VISST-228-02: Contemporary Art
Fall 2018
- Subject: Visual Studies
- Type: Lecture
- Delivery Mode: In-Person
- Level: Undergraduate
- Course Dates: September 05, 2018 — December 12, 2018
- Meetings: Wed 12:00-03:00PM
- Instructor: Marina Pugliese
- Units: 3.0
- Enrolled: 4/18
Marina Pugliese
Senior Adjunct Professor, History of Art and Visual Culture Program
Description:
Contemporary Art is a specialized survey of art produced after World War II. The first half of the course, from 1945 to 1989, will primarily focus on painting, sculpture, and photography produced in the United States, Europe, Japan, and Latin America during the Cold War.
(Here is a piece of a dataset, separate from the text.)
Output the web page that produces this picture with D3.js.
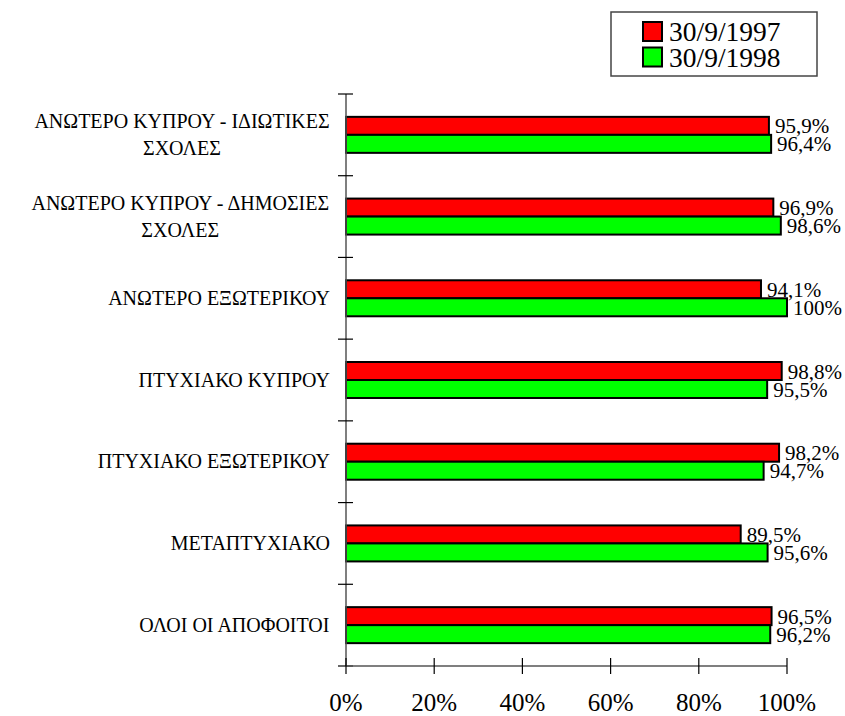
<!DOCTYPE html>
<html><head><meta charset="utf-8">
<script src="https://cdn.jsdelivr.net/npm/d3@7"></script>
<style>body{margin:0;background:#fff}svg{display:block}</style>
</head><body><svg id="c" width="845" height="716"></svg>
<script>
const categories = [
  ["ΑΝΩΤΕΡΟ ΚΥΠΡΟΥ - ΙΔΙΩΤΙΚΕΣ","ΣΧΟΛΕΣ"],
  ["ΑΝΩΤΕΡΟ ΚΥΠΡΟΥ - ΔΗΜΟΣΙΕΣ","ΣΧΟΛΕΣ"],
  ["ΑΝΩΤΕΡΟ ΕΞΩΤΕΡΙΚΟΥ"],
  ["ΠΤΥΧΙΑΚΟ ΚΥΠΡΟΥ"],
  ["ΠΤΥΧΙΑΚΟ ΕΞΩΤΕΡΙΚΟΥ"],
  ["ΜΕΤΑΠΤΥΧΙΑΚΟ"],
  ["ΟΛΟΙ ΟΙ ΑΠΟΦΟΙΤΟΙ"]
];
const seriesNames = ["30/9/1997","30/9/1998"];
const values1997 = [95.9, 96.9, 94.1, 98.8, 98.2, 89.5, 96.5];
const values1998 = [96.4, 98.6, 100, 95.5, 94.7, 95.6, 96.2];
const seriesColors = ["#ff0000","#00ff00"];
const xTicks = [0,20,40,60,80,100];

const fontName = "Times New Roman";
const FONT = `"${fontName}"`;
const svg = d3.select("#c");
const x0 = 346, x1 = 787, yTop = 94, yBot = 666;
const x = d3.scaleLinear().domain([0,100]).range([x0,x1]);
const idx = d3.range(categories.length);
const y = d3.scaleBand().domain(idx).range([yTop,yBot]).padding(0);
const series = [values1997, values1998];
const barH = 18;
const fmt = v => (Number.isInteger(v) ? String(v) : v.toFixed(1).replace(".", ",")) + "%";
const txt = (g) => g.append("text").style("font-family", FONT).attr("fill", "#000");
const ctx = document.createElement("canvas").getContext("2d");
const measure = (s, size) => { ctx.font = size + "px " + FONT; return ctx.measureText(s).width; };

// bars
idx.forEach(i => {
  const cy = y(i) + y.bandwidth()/2;
  const sub = d3.scaleBand().domain([0,1]).range([cy - barH, cy + barH]);
  series.forEach((vals, s) => {
    svg.append("rect")
      .attr("x", x(0)).attr("y", sub(s))
      .attr("width", x(vals[i]) - x(0)).attr("height", sub.bandwidth())
      .attr("fill", seriesColors[s]).attr("stroke", "#000").attr("stroke-width", 2);
  });
});
idx.forEach(i => {
  const cy = y(i) + y.bandwidth()/2;
  const sub = d3.scaleBand().domain([0,1]).range([cy - barH, cy + barH]);
  series.forEach((vals, s) => {
    txt(svg)
      .attr("x", x(vals[i]) + 6).attr("y", sub(s) + sub.bandwidth()/2)
      .attr("dy", "0.36em").attr("font-size", 21)
      .text(fmt(vals[i]));
  });
});

// y axis
svg.append("line").attr("x1", x0).attr("x2", x0).attr("y1", yTop).attr("y2", yBot)
  .attr("stroke", "#555").attr("stroke-width", 1.5);
d3.range(categories.length + 1).forEach(k => {
  const yy = yTop + k * y.step();
  svg.append("line").attr("x1", x0 - 8).attr("x2", x0 + 7).attr("y1", yy).attr("y2", yy)
    .attr("stroke", "#000").attr("stroke-width", 1.2);
});
// category labels
idx.forEach(i => {
  const lines = categories[i];
  const cy = y(i) + y.bandwidth()/2;
  const lh = 27;
  const maxW = d3.max(lines, ln => measure(ln, 20));
  lines.forEach((ln, j) => txt(svg)
    .attr("x", 330 - maxW/2).attr("text-anchor", "middle")
    .attr("y", cy + (j - (lines.length - 1)/2) * lh).attr("dy", "0.33em")
    .attr("font-size", 20).text(ln));
});

// x axis
svg.append("line").attr("x1", x0).attr("x2", x1).attr("y1", yBot).attr("y2", yBot)
  .attr("stroke", "#555").attr("stroke-width", 1.5);
xTicks.forEach(t => {
  svg.append("line").attr("x1", x(t)).attr("x2", x(t)).attr("y1", yBot - 8).attr("y2", yBot + 8)
    .attr("stroke", "#000").attr("stroke-width", 1.2);
  txt(svg).attr("x", x(t)).attr("y", 711).attr("text-anchor", "middle")
    .attr("font-size", 25).text(t + "%");
});

// legend
const lg = svg.append("g");
lg.append("rect").attr("x", 611).attr("y", 12).attr("width", 206).attr("height", 64)
  .attr("fill", "#fff").attr("stroke", "#444").attr("stroke-width", 1.5);
seriesNames.forEach((n, s) => {
  const top = 22 + s * 25.5;
  lg.append("rect").attr("x", 643).attr("y", top).attr("width", 19).attr("height", 19)
    .attr("fill", seriesColors[s]).attr("stroke", "#000").attr("stroke-width", 2);
  txt(lg).attr("x", 669).attr("y", top + 19).attr("font-size", 27.5).text(n);
});
</script></body></html>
In the second half of the course, from the 1980s to the present, we will widen our view, in terms of geography and media, to consider the expanding definition of recent art produced in Africa, Asia, Europe, and the Americas together. To this end, we will investigate the meaning of "postmodernism" as a theory, an aesthetic notion, a politics, and a periodization. In this course students will sharpen their abilities to read critically, to analyze cultural products such as artworks & exhibitions, and will expand their knowledge of art, theory, and global history since the end of WWII.